* [Part of a data file]
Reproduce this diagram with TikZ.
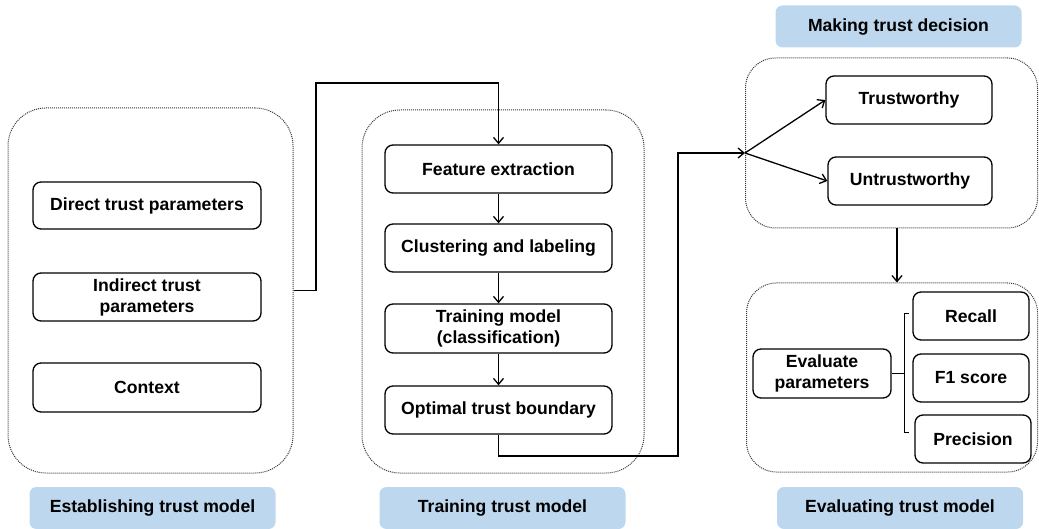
\documentclass[tikz,border=0pt]{standalone}
\usepackage{fontspec}
\setmainfont{Liberation Sans}
\usetikzlibrary{arrows.meta,calc}
\definecolor{tagblue}{HTML}{BDD7EE}
\definecolor{dotgray}{HTML}{3A3A3A}
\begin{document}
\begin{tikzpicture}[x=1pt,y=-1pt,
  font=\fontsize{17.6}{21}\selectfont\bfseries,
  stage/.style={draw=dotgray,densely dotted,line width=1pt,rounded corners=38pt,
    minimum width=#1,inner sep=0pt},
  item/.style={draw,line width=1.3pt,rounded corners=8pt,align=center,inner sep=0pt},
  tag/.style={fill=tagblue,rounded corners=7pt,minimum width=246pt,minimum height=42pt,inner sep=0pt},
  link/.style={line width=1.3pt},
  arr/.style={line width=1.3pt,-{Straight Barb[length=6pt,width=10pt,line width=1.3pt]}}]
\useasboundingbox (0,0) rectangle (1039,529);

% stage containers
\node[stage=285pt,minimum height=365pt] (estab) at (150.5,290.5) {};
\node[stage=282pt,minimum height=363pt] (train) at (503,291.5) {};
\node[stage=292pt,minimum height=170pt,rounded corners=30pt] (dec) at (891.5,143) {};
\node[stage=291pt,minimum height=189pt,rounded corners=30pt] (evalc) at (892,377.5) {};

% establishing trust model
\node[item,minimum width=228pt,minimum height=47pt] (direct) at (147,205.5) {Direct trust parameters};
\node[item,minimum width=228pt,minimum height=48pt] (indirect) at (147,297) {Indirect trust\\parameters};
\node[item,minimum width=228pt,minimum height=49pt] (context) at (147,387.5) {Context};

% training trust model
\node[item,minimum width=227pt,minimum height=48pt] (feat) at (498.5,169) {Feature extraction};
\node[item,minimum width=227pt,minimum height=48pt] (clus) at (498.5,248) {Clustering and labeling};
\node[item,minimum width=227pt,minimum height=49pt] (trainm) at (498.5,328.5) {Training model\\(classification)};
\node[item,minimum width=227pt,minimum height=48pt] (opt) at (498.5,410) {Optimal trust boundary};

% decision
\node[item,minimum width=166pt,minimum height=48pt] (trust) at (909,100) {Trustworthy};
\node[item,minimum width=164pt,minimum height=48pt] (untrust) at (910,181) {Untrustworthy};

% evaluation
\node[item,minimum width=138pt,minimum height=49pt] (evalp) at (822,373.5) {Evaluate\\parameters};
\node[item,minimum width=116pt,minimum height=48pt] (recall) at (971,316) {Recall};
\node[item,minimum width=116pt,minimum height=48pt] (f1) at (971,378) {F1 score};
\node[item,minimum width=116pt,minimum height=48pt] (prec) at (973,439) {Precision};

% stage tags
\node[tag] (tagdec) at (898.5,26.5) {Making trust decision};
\node[tag] (tagestab) at (152.5,508) {Establishing trust model};
\node[tag] (tagtrain) at (502.5,508) {Training trust model};
\node[tag] (tageval) at (900,508) {Evaluating trust model};

% connectors
\draw[arr] (estab.east) -| (316,83) -| (feat.north);
\draw[arr] (feat) -- (clus);
\draw[arr] (clus) -- (trainm);
\draw[arr] (trainm) -- (opt);

\coordinate (split) at (745,153);
\draw[arr] (opt.south) |- (678,456) |- (split);
\draw[arr] (split) -- (trust.west);
\draw[arr] (split) -- (untrust.west);

\draw[arr] ([xshift=5.5pt]dec.south) -- ([xshift=5pt]evalc.north);

% bracket grouping the metrics
\coordinate (btop) at (904,314);
\coordinate (bbot) at (904,432);
\draw[link,line width=1pt] (evalp.east) -- (evalp.east -| btop);
\draw[link,line width=1pt] ([xshift=5pt]btop) -- (btop) -- (bbot) -- ([xshift=5pt]bbot);
\end{tikzpicture}
\end{document}
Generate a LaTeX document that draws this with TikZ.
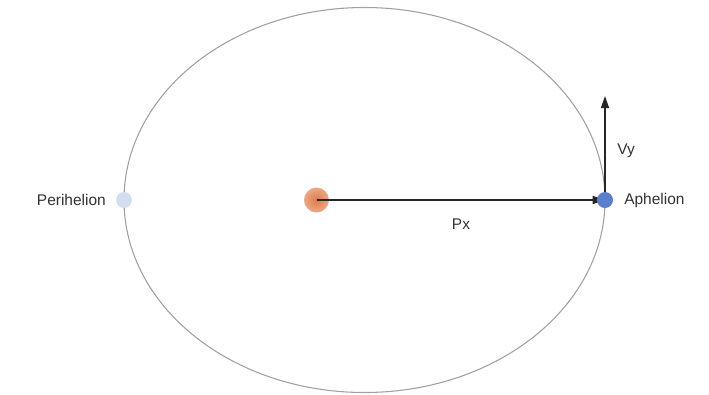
\documentclass[tikz,border=0pt]{standalone}
\usepackage{fontspec}
\setmainfont{Liberation Sans}
\usetikzlibrary{arrows.meta}
\definecolor{orbit}{HTML}{A0A0A0}
\definecolor{txt}{HTML}{333333}
\definecolor{aph}{HTML}{5B7FCC}
\definecolor{peri}{HTML}{D3DDF0}
\definecolor{sunc}{HTML}{E07A48}
\tikzset{
  lbl/.style={text=txt, font=\fontsize{11.6pt}{13pt}\selectfont, inner sep=0pt},
  vec/.style={draw=black!85, line width=1pt, -{Triangle[length=9pt,width=6pt]}},
}
\begin{document}
\begin{tikzpicture}[x=0.75pt,y=-0.75pt]
\useasboundingbox (0,0) rectangle (709,394);
\draw[orbit, line width=0.8pt] (364.5,200) ellipse [x radius=240.5, y radius=192.5];
\coordinate (vtop) at (605,96);
\shade[inner color=sunc, outer color=sunc!65] (316.5,200) circle (12.5);
\node[circle, minimum size=0pt, inner sep=0pt] (sun) at (316.5,200) {};
\node[circle, fill=peri, minimum size=12pt, inner sep=0pt] (peri) at (124,200) {};
\node[circle, minimum size=0pt, inner sep=0pt] (aphc) at (605,200) {};
\draw[vec] (sun) -- (aphc);
\draw[vec] (aphc) -- (vtop);
\node[circle, fill=aph, minimum size=12pt, inner sep=0pt] (aph) at (605,200) {};
\node[lbl, anchor=east] (pl) at (106,200) {Perihelion};
\node[lbl, anchor=west] (al) at (624,200) {Aphelion};
\node[lbl] (px) at (461,224) {Px};
\node[lbl] (vy) at (626,151) {Vy};
\end{tikzpicture}
\end{document}
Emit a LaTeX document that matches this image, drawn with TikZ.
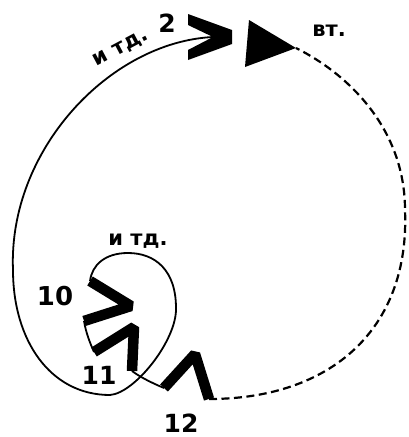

* [Exercise objective] Pictures are excluded; copy every other part of the records exactly.

* [Full solution]
Reproduce this diagram with TikZ.
\documentclass[tikz,border=0pt]{standalone}
\usepackage{fontspec}
\setmainfont{Liberation Sans}
\usetikzlibrary{arrows.meta,calc}
\definecolor{tagblue}{HTML}{BDD7EE}
\definecolor{dotgray}{HTML}{3A3A3A}
\begin{document}
\begin{tikzpicture}[x=1pt,y=-1pt,
  font=\fontsize{17.6}{21}\selectfont\bfseries,
  stage/.style={draw=dotgray,densely dotted,line width=1pt,rounded corners=38pt,
    minimum width=#1,inner sep=0pt},
  item/.style={draw,line width=1.3pt,rounded corners=8pt,align=center,inner sep=0pt},
  tag/.style={fill=tagblue,rounded corners=7pt,minimum width=246pt,minimum height=42pt,inner sep=0pt},
  link/.style={line width=1.3pt},
  arr/.style={line width=1.3pt,-{Straight Barb[length=6pt,width=10pt,line width=1.3pt]}}]
\useasboundingbox (0,0) rectangle (1039,529);

% stage containers
\node[stage=285pt,minimum height=365pt] (estab) at (150.5,290.5) {};
\node[stage=282pt,minimum height=363pt] (train) at (503,291.5) {};
\node[stage=292pt,minimum height=170pt,rounded corners=30pt] (dec) at (891.5,143) {};
\node[stage=291pt,minimum height=189pt,rounded corners=30pt] (evalc) at (892,377.5) {};

% establishing trust model
\node[item,minimum width=228pt,minimum height=47pt] (direct) at (147,205.5) {Direct trust parameters};
\node[item,minimum width=228pt,minimum height=48pt] (indirect) at (147,297) {Indirect trust\\parameters};
\node[item,minimum width=228pt,minimum height=49pt] (context) at (147,387.5) {Context};

% training trust model
\node[item,minimum width=227pt,minimum height=48pt] (feat) at (498.5,169) {Feature extraction};
\node[item,minimum width=227pt,minimum height=48pt] (clus) at (498.5,248) {Clustering and labeling};
\node[item,minimum width=227pt,minimum height=49pt] (trainm) at (498.5,328.5) {Training model\\(classification)};
\node[item,minimum width=227pt,minimum height=48pt] (opt) at (498.5,410) {Optimal trust boundary};

% decision
\node[item,minimum width=166pt,minimum height=48pt] (trust) at (909,100) {Trustworthy};
\node[item,minimum width=164pt,minimum height=48pt] (untrust) at (910,181) {Untrustworthy};

% evaluation
\node[item,minimum width=138pt,minimum height=49pt] (evalp) at (822,373.5) {Evaluate\\parameters};
\node[item,minimum width=116pt,minimum height=48pt] (recall) at (971,316) {Recall};
\node[item,minimum width=116pt,minimum height=48pt] (f1) at (971,378) {F1 score};
\node[item,minimum width=116pt,minimum height=48pt] (prec) at (973,439) {Precision};

% stage tags
\node[tag] (tagdec) at (898.5,26.5) {Making trust decision};
\node[tag] (tagestab) at (152.5,508) {Establishing trust model};
\node[tag] (tagtrain) at (502.5,508) {Training trust model};
\node[tag] (tageval) at (900,508) {Evaluating trust model};

% connectors
\draw[arr] (estab.east) -| (316,83) -| (feat.north);
\draw[arr] (feat) -- (clus);
\draw[arr] (clus) -- (trainm);
\draw[arr] (trainm) -- (opt);

\coordinate (split) at (745,153);
\draw[arr] (opt.south) |- (678,456) |- (split);
\draw[arr] (split) -- (trust.west);
\draw[arr] (split) -- (untrust.west);

\draw[arr] ([xshift=5.5pt]dec.south) -- ([xshift=5pt]evalc.north);

% bracket grouping the metrics
\coordinate (btop) at (904,314);
\coordinate (bbot) at (904,432);
\draw[link,line width=1pt] (evalp.east) -- (evalp.east -| btop);
\draw[link,line width=1pt] ([xshift=5pt]btop) -- (btop) -- (bbot) -- ([xshift=5pt]bbot);
\end{tikzpicture}
\end{document}
Generate a LaTeX document that draws this with TikZ.
\documentclass[tikz,border=0pt]{standalone}
\usepackage{fontspec}
\setmainfont{Liberation Sans}
\usetikzlibrary{arrows.meta}
\definecolor{orbit}{HTML}{A0A0A0}
\definecolor{txt}{HTML}{333333}
\definecolor{aph}{HTML}{5B7FCC}
\definecolor{peri}{HTML}{D3DDF0}
\definecolor{sunc}{HTML}{E07A48}
\tikzset{
  lbl/.style={text=txt, font=\fontsize{11.6pt}{13pt}\selectfont, inner sep=0pt},
  vec/.style={draw=black!85, line width=1pt, -{Triangle[length=9pt,width=6pt]}},
}
\begin{document}
\begin{tikzpicture}[x=0.75pt,y=-0.75pt]
\useasboundingbox (0,0) rectangle (709,394);
\draw[orbit, line width=0.8pt] (364.5,200) ellipse [x radius=240.5, y radius=192.5];
\coordinate (vtop) at (605,96);
\shade[inner color=sunc, outer color=sunc!65] (316.5,200) circle (12.5);
\node[circle, minimum size=0pt, inner sep=0pt] (sun) at (316.5,200) {};
\node[circle, fill=peri, minimum size=12pt, inner sep=0pt] (peri) at (124,200) {};
\node[circle, minimum size=0pt, inner sep=0pt] (aphc) at (605,200) {};
\draw[vec] (sun) -- (aphc);
\draw[vec] (aphc) -- (vtop);
\node[circle, fill=aph, minimum size=12pt, inner sep=0pt] (aph) at (605,200) {};
\node[lbl, anchor=east] (pl) at (106,200) {Perihelion};
\node[lbl, anchor=west] (al) at (624,200) {Aphelion};
\node[lbl] (px) at (461,224) {Px};
\node[lbl] (vy) at (626,151) {Vy};
\end{tikzpicture}
\end{document}
Emit a LaTeX document that matches this image, drawn with TikZ.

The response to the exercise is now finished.